Swillers Know Where We Stand on the Whole Teen Driving Thing

Lord knows we’ve taken our share of heat for it. But dang if parents and their late children don’t keep lining up to be examples for our next futile rant.

Text messages were sent and received on a 17-year-old driver’s cell phone moments before the sport utility vehicle slammed head-on into a truck, killing her and four other recent high school graduates, police said.
Goodman’s inexperience at the wheel; evidence she was driving above the speed limit at night on a winding, two-lane highway; and a succession of calls and text messages on her phone were cited Friday by Sheriff Phil Povero as possible factors in the June 28 crash in western New York.
…Routine tests ruled out alcohol as a factor in the 10 p.m. crash, and police don’t suspect drug use was involved. Goodman had only a junior driver’s license, making it illegal for her to be driving after 9 p.m. without supervision or to be carrying so many young passengers.

Hello. Sorry to rain on the grief parade YET again, but her parents are as culpable in this tragedy (and a good argument could be made that the other girls’ parents are as well) as that young thing they gave the keys to.

3 Responses to “Swillers Know Where We Stand on the Whole Teen Driving Thing”

  1. The_Real_JeffS says:

    If you’re going to let them leave the nest, make sure they can fly. Sadly, many people simply ignore their responsibility to provide adequate training…..and this is rubbing onto parenting.

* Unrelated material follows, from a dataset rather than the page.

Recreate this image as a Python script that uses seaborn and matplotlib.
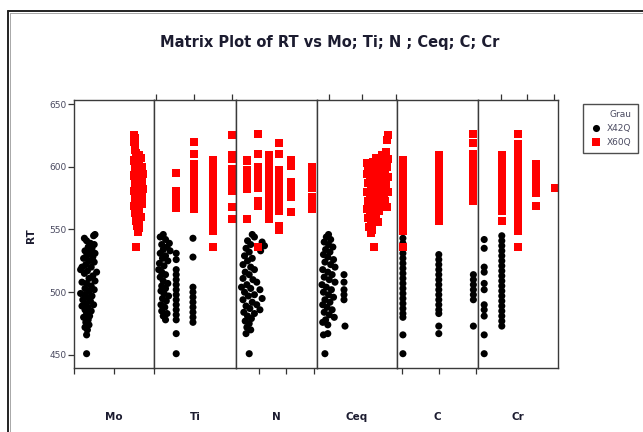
import matplotlib
matplotlib.use("Agg")
import matplotlib.pyplot as plt
from matplotlib.lines import Line2D
import pandas as pd
import seaborn as sns

sns.set_theme(style="white")
plt.rcParams["font.family"] = ["DejaVu Sans"]

# ---------------------------------------------------------------- data
GRADES = ["X42Q", "X60Q"]

# RT vs Mo
mo_x42q = [0.105, 0.098, 0.052, 0.063, 0.082, 0.101, 0.071, 0.090, 0.055, 0.078,
           0.105, 0.063, 0.094, 0.048, 0.075, 0.101, 0.059, 0.040, 0.086, 0.033,
           0.067, 0.113, 0.052, 0.094, 0.075, 0.105, 0.040, 0.063, 0.086, 0.055,
           0.101, 0.075, 0.033, 0.052, 0.090, 0.067, 0.044, 0.082, 0.059, 0.098,
           0.040, 0.071, 0.055, 0.086, 0.063, 0.078, 0.048, 0.071, 0.059, 0.075,
           0.055, 0.067, 0.063, 0.063]
rt_mo_x42q = [546, 545, 543, 541, 539, 538, 536, 535, 533, 532,
              531, 529, 528, 527, 525, 524, 522, 520, 520, 518,
              517, 516, 515, 513, 511, 509, 508, 507, 505, 503,
              502, 501, 499, 498, 497, 496, 494, 493, 491, 490,
              489, 488, 486, 485, 483, 481, 480, 478, 476, 474,
              472, 470, 466, 451]
mo_x60q = [0.300, 0.303, 0.302, 0.306, 0.303, 0.312, 0.324, 0.333, 0.300, 0.315,
           0.327, 0.339, 0.306, 0.321, 0.333, 0.345, 0.300, 0.312, 0.327, 0.339,
           0.306, 0.318, 0.333, 0.345, 0.300, 0.312, 0.324, 0.339, 0.306, 0.318,
           0.330, 0.342, 0.300, 0.315, 0.327, 0.306, 0.321, 0.333, 0.312, 0.327,
           0.315, 0.324, 0.318, 0.312]
rt_mo_x60q = [625, 623, 620, 617, 613, 611, 609, 607, 605, 604,
              602, 600, 599, 597, 596, 594, 593, 591, 590, 588,
              587, 585, 584, 582, 581, 579, 578, 576, 575, 573,
              572, 570, 569, 567, 566, 563, 561, 560, 557, 556,
              553, 551, 548, 536]

# RT vs Ti
ti_x42q = [0.0119, 0.0111, 0.0125, 0.0135, 0.0115, 0.0129, 0.0119, 0.0137, 0.0111, 0.0125,
           0.0117, 0.0131, 0.0109, 0.0121, 0.0107, 0.0115, 0.0125, 0.0111, 0.0119, 0.0131,
           0.0115, 0.0125, 0.0113, 0.0121, 0.0133, 0.0117, 0.0127, 0.0113, 0.0123, 0.0115,
           0.0129, 0.0119, 0.0125]
rt_ti_x42q = [546, 544, 542, 539, 538, 536, 534, 533, 531, 529,
              527, 525, 523, 521, 518, 516, 514, 512, 509, 507,
              505, 503, 501, 499, 497, 495, 493, 490, 488, 485,
              483, 481, 478]
ti_levels_x42q = [0.0153, 0.0197]
ti_rt_x42q = [[531, 526, 518, 514, 510, 506, 502, 498, 494, 490, 486, 482, 478, 467, 451],
              [543, 528, 504, 500, 496, 492, 488, 484, 480, 476]]
ti_levels_x60q = [0.0153, 0.0200, 0.0250, 0.0300]
ti_rt_x60q = [[595, 581, 574, 570, 567],
              [620, 610, 602, 598, 594, 590, 586, 582, 578, 574, 570, 566],
              [605, 601, 597, 593, 589, 585, 581, 577, 573, 569, 565, 561, 557, 553, 549, 536],
              [625, 609, 606, 598, 594, 590, 586, 581, 568, 558]]

# RT vs N
n_x42q = [0.00351, 0.00367, 0.00317, 0.00423, 0.00340, 0.00440, 0.00306, 0.00412, 0.00329, 0.00295,
          0.00351, 0.00317, 0.00284, 0.00340, 0.00367, 0.00300, 0.00329, 0.00284, 0.00356, 0.00384,
          0.00312, 0.00273, 0.00340, 0.00407, 0.00295, 0.00367, 0.00323, 0.00423, 0.00284, 0.00351,
          0.00384, 0.00306, 0.00334, 0.00407, 0.00290, 0.00367, 0.00317, 0.00345, 0.00300, 0.00329,
          0.00312, 0.00340, 0.00306, 0.00329]
rt_n_x42q = [546, 544, 541, 540, 538, 537, 535, 533, 532, 529,
             527, 525, 522, 520, 518, 516, 514, 511, 510, 508,
             506, 504, 503, 502, 500, 498, 497, 495, 494, 492,
             490, 489, 487, 486, 484, 483, 481, 479, 477, 475,
             472, 470, 467, 451]
n_levels_x60q = [0.00316, 0.00395, 0.00474, 0.00547, 0.00633, 0.00783]
n_rt_x60q = [[605, 597, 593, 589, 585, 582, 558],
             [626, 610, 600, 596, 592, 588, 583, 573, 569, 536],
             [609, 605, 601, 597, 593, 589, 585, 581, 577, 573, 569, 565, 558],
             [619, 610, 597, 593, 589, 585, 581, 577, 573, 569, 565, 553, 550],
             [605, 601, 588, 584, 580, 576, 564],
             [600, 596, 592, 588, 583, 576, 571, 566]]

# RT vs Ceq
ceq_x42q = [0.2993, 0.2960, 0.3025, 0.2928, 0.2993, 0.3058, 0.2949, 0.3014, 0.2917, 0.2982,
            0.3068, 0.2939, 0.3025, 0.3090, 0.2906, 0.2982, 0.3047, 0.3225, 0.2928, 0.3004,
            0.3090, 0.2895, 0.2960, 0.3036, 0.3225, 0.2917, 0.2993, 0.3068, 0.2939, 0.3225,
            0.3014, 0.2906, 0.2971, 0.3047, 0.2928, 0.3004, 0.3079, 0.2949, 0.2906, 0.2982,
            0.3240, 0.2917, 0.2982, 0.2939, 0.3225, 0.3225]
rt_ceq_x42q = [546, 544, 542, 540, 538, 536, 534, 532, 530, 528,
               526, 524, 522, 520, 518, 516, 514, 514, 512, 510,
               508, 506, 504, 502, 502, 500, 498, 496, 494, 494,
               492, 490, 488, 486, 484, 482, 480, 478, 476, 474,
               473, 466, 467, 451, 508, 498]
ceq_x60q = [0.3890, 0.3866, 0.3855, 0.3797, 0.3878, 0.3820, 0.3866, 0.3785, 0.3843, 0.3890,
            0.3809, 0.3855, 0.3785, 0.3878, 0.3820, 0.3843, 0.3797, 0.3866,
            0.3566, 0.3612, 0.3659, 0.3705, 0.3750, 0.3588, 0.3635, 0.3681, 0.3728, 0.3774,
            0.3566, 0.3612, 0.3659, 0.3705, 0.3750, 0.3588, 0.3635, 0.3681, 0.3728, 0.3774,
            0.3566, 0.3612, 0.3659, 0.3705, 0.3750, 0.3588, 0.3635, 0.3681, 0.3728, 0.3774,
            0.3566, 0.3612, 0.3659, 0.3705, 0.3750, 0.3588, 0.3635, 0.3681, 0.3728,
            0.3600, 0.3647, 0.3624, 0.3681]
rt_ceq_x60q = [625, 621, 612, 609, 606, 603, 600, 598, 595, 592,
               589, 586, 583, 580, 577, 573, 570, 568,
               603, 602, 604, 607, 606, 600, 597, 601, 603, 600,
               594, 591, 594, 596, 592, 587, 585, 588, 584, 586,
               580, 578, 581, 576, 579, 573, 571, 574, 569, 572,
               566, 564, 567, 562, 565, 559, 557, 560, 556,
               552, 550, 547, 536]

# RT vs C
c_levels = [0.0405, 0.0599, 0.0786]
c_rt_x42q = [[543, 539, 535, 531, 527, 523, 519, 515, 511, 507, 503, 499, 495, 491, 487, 483, 480, 466, 451],
             [530, 526, 522, 518, 514, 510, 506, 502, 498, 494, 490, 486, 483, 473, 467],
             [514, 510, 506, 502, 498, 494, 473]]
c_rt_x60q = [[605, 601, 597, 593, 589, 585, 581, 577, 573, 569, 565, 561, 557, 553, 549, 536],
             [609, 605, 601, 597, 593, 589, 585, 581, 577, 573, 569, 565, 561, 557],
             [626, 619, 610, 606, 602, 598, 594, 590, 586, 582, 578, 573]]

# RT vs Cr
cr_levels_x42q = [0.0183, 0.0515]
cr_rt_x42q = [[542, 535, 520, 516, 507, 502, 490, 486, 481, 466, 451],
              [545, 541, 537, 533, 529, 525, 521, 517, 513, 509, 505, 501, 497, 493, 489, 485, 481, 477, 473]]
cr_levels_x60q = [0.0515, 0.0826, 0.1157, 0.1513]
cr_rt_x60q = [[609, 605, 601, 597, 593, 589, 585, 581, 577, 573, 569, 565, 557],
              [626, 618, 614, 610, 606, 602, 598, 594, 590, 586, 582, 578, 574, 570, 566, 562, 558, 554, 549, 536],
              [602, 598, 594, 590, 586, 583, 579, 569],
              [583]]

var_names = ["Mo", "Ti", "N", "Ceq", "C", "Cr"]
x_limits = [(0.0, 0.4), (0.00947, 0.0310), (0.00233, 0.00822),
            (0.282, 0.402), (0.0373, 0.0811), (0.0066, 0.1576)]
x_ticks = [[0.0, 0.2, 0.4], [0.010, 0.020, 0.030], [0.004, 0.006, 0.008],
           [0.30, 0.35, 0.40], [0.04, 0.06, 0.08], [0.05, 0.10, 0.15]]
tick_side = ["bottom", "top", "bottom", "top", "bottom", "top"]
rt_ticks = [450, 500, 550, 600, 650]


def expand(levels, groups):
    xs, ys = [], []
    for lv, grp in zip(levels, groups):
        xs += [lv] * len(grp)
        ys += grp
    return xs, ys


def frame(var, xs42, rt42, xs60, rt60):
    a = pd.DataFrame({var: xs42, "RT": rt42, "Grau": "X42Q"})
    b = pd.DataFrame({var: xs60, "RT": rt60, "Grau": "X60Q"})
    return pd.concat([a, b], ignore_index=True)


ti42_lx, ti42_ly = expand(ti_levels_x42q, ti_rt_x42q)
ti60_x, ti60_y = expand(ti_levels_x60q, ti_rt_x60q)
n60_x, n60_y = expand(n_levels_x60q, n_rt_x60q)
c42_x, c42_y = expand(c_levels, c_rt_x42q)
c60_x, c60_y = expand(c_levels, c_rt_x60q)
cr42_x, cr42_y = expand(cr_levels_x42q, cr_rt_x42q)
cr60_x, cr60_y = expand(cr_levels_x60q, cr_rt_x60q)

panels = [
    frame("Mo", mo_x42q, rt_mo_x42q, mo_x60q, rt_mo_x60q),
    frame("Ti", ti_x42q + ti42_lx, rt_ti_x42q + ti42_ly, ti60_x, ti60_y),
    frame("N", n_x42q, rt_n_x42q, n60_x, n60_y),
    frame("Ceq", ceq_x42q, rt_ceq_x42q, ceq_x60q, rt_ceq_x60q),
    frame("C", c42_x, c42_y, c60_x, c60_y),
    frame("Cr", cr42_x, cr42_y, cr60_x, cr60_y),
]

# ---------------------------------------------------------------- layout
W, H = 643, 432
fig = plt.figure(figsize=(W / 100, H / 100), dpi=100)
fig.patch.set_facecolor("white")

edges = [74, 154, 236, 317, 397, 478, 558]
top_px, bottom_px = 100, 368
text_col = "#1c1c30"
tick_col = "#4a4a60"

palette = {"X42Q": "black", "X60Q": "#ff0000"}
markers = {"X42Q": "o", "X60Q": "s"}
sizes = {"X42Q": 26, "X60Q": 34}

axes = []
for i, (var, df) in enumerate(zip(var_names, panels)):
    x0, x1 = edges[i], edges[i + 1]
    ax = fig.add_axes([x0 / W, 1 - bottom_px / H, (x1 - x0) / W, (bottom_px - top_px) / H])
    sns.scatterplot(data=df, x=var, y="RT", hue="Grau", style="Grau", size="Grau",
                    hue_order=GRADES, style_order=GRADES, size_order=GRADES,
                    palette=palette, markers=markers, sizes=sizes,
                    linewidth=0, edgecolor="none", alpha=1.0,
                    legend=(i == 0), ax=ax)
    ax.set_xlim(*x_limits[i])
    ax.set_ylim(439.6, 653.2)
    ax.set_xlabel("")
    ax.set_ylabel("")
    ax.set_xticks(x_ticks[i])
    ax.set_xticklabels([])
    ax.xaxis.set_ticks_position(tick_side[i])
    ax.tick_params(axis="x", which="both", direction="out", length=4, width=0.9,
                   color="#333333", labelbottom=False, labeltop=False)
    if i == 0:
        ax.set_yticks(rt_ticks)
        ax.set_yticklabels([str(t) for t in rt_ticks])
        ax.tick_params(axis="y", direction="out", length=4, width=0.9, color="#333333",
                       labelsize=6.5, labelcolor=tick_col, pad=1.5, left=True)
    else:
        ax.set_yticks([])
    for sp in ax.spines.values():
        sp.set_visible(True)
        sp.set_color("#3a3a3a")
        sp.set_linewidth(1.0)
    ax.set_facecolor("white")
    fig.text((x0 + x1) / 2 / W, 1 - 417 / H, var, ha="center", va="center",
             fontsize=7.5, fontweight="bold", color=text_col)
    axes.append(ax)

# legend for the grades
sns.move_legend(axes[0], "upper left", bbox_to_anchor=(578 / W, 1 - 99 / H),
                bbox_transform=fig.transFigure, title="Grau", frameon=True,
                fontsize=6.5, title_fontsize=6.5, handletextpad=0.5,
                borderpad=0.7, labelspacing=0.55, handlelength=1.5,
                markerscale=1.0, fancybox=False, shadow=False, alignment="right")
leg = axes[0].get_legend()
leg.get_frame().set_edgecolor("#222222")
leg.get_frame().set_linewidth(1.0)
for t in leg.get_texts():
    t.set_color(tick_col)
leg.get_title().set_color(tick_col)

fig.text(31 / W, 1 - 236 / H, "RT", rotation=90, ha="center", va="center",
         fontsize=7.5, fontweight="bold", color=text_col)
fig.text(330 / W, 1 - 42 / H, "Matrix Plot of RT vs Mo; Ti; N ; Ceq; C; Cr",
         ha="center", va="center", fontsize=10.5, fontweight="bold", color=text_col)

# outer frame of the graph window
fig.add_artist(Line2D([8 / W, 8 / W], [0, 1 - 11 / H], transform=fig.transFigure,
                      color="#222222", lw=1.4))
fig.add_artist(Line2D([8 / W, 1], [1 - 11 / H, 1 - 11 / H], transform=fig.transFigure,
                      color="#222222", lw=1.4))
fig.add_artist(Line2D([9.5 / W, 9.5 / W], [0, 1 - 12.5 / H], transform=fig.transFigure,
                      color="#9a9a9a", lw=0.6))
fig.add_artist(Line2D([9.5 / W, 1], [1 - 12.5 / H, 1 - 12.5 / H], transform=fig.transFigure,
                      color="#9a9a9a", lw=0.6))

fig.savefig("out.png", dpi=100, facecolor="white")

  2. I’m with you, babe. A sixteen-year-old simply doesn’t have the driving experience (or LIFE EXPERIENCE) to be traveling that far alone.

  3. Tainted Bill says:

    I think that texting while driving should be considered an example of natural selection at work. Really, people who don’t know better than to do that are in the same evolutionary boat as the ones who couldn’t figure out that you shouldn’t poke the snake with the noisy tail.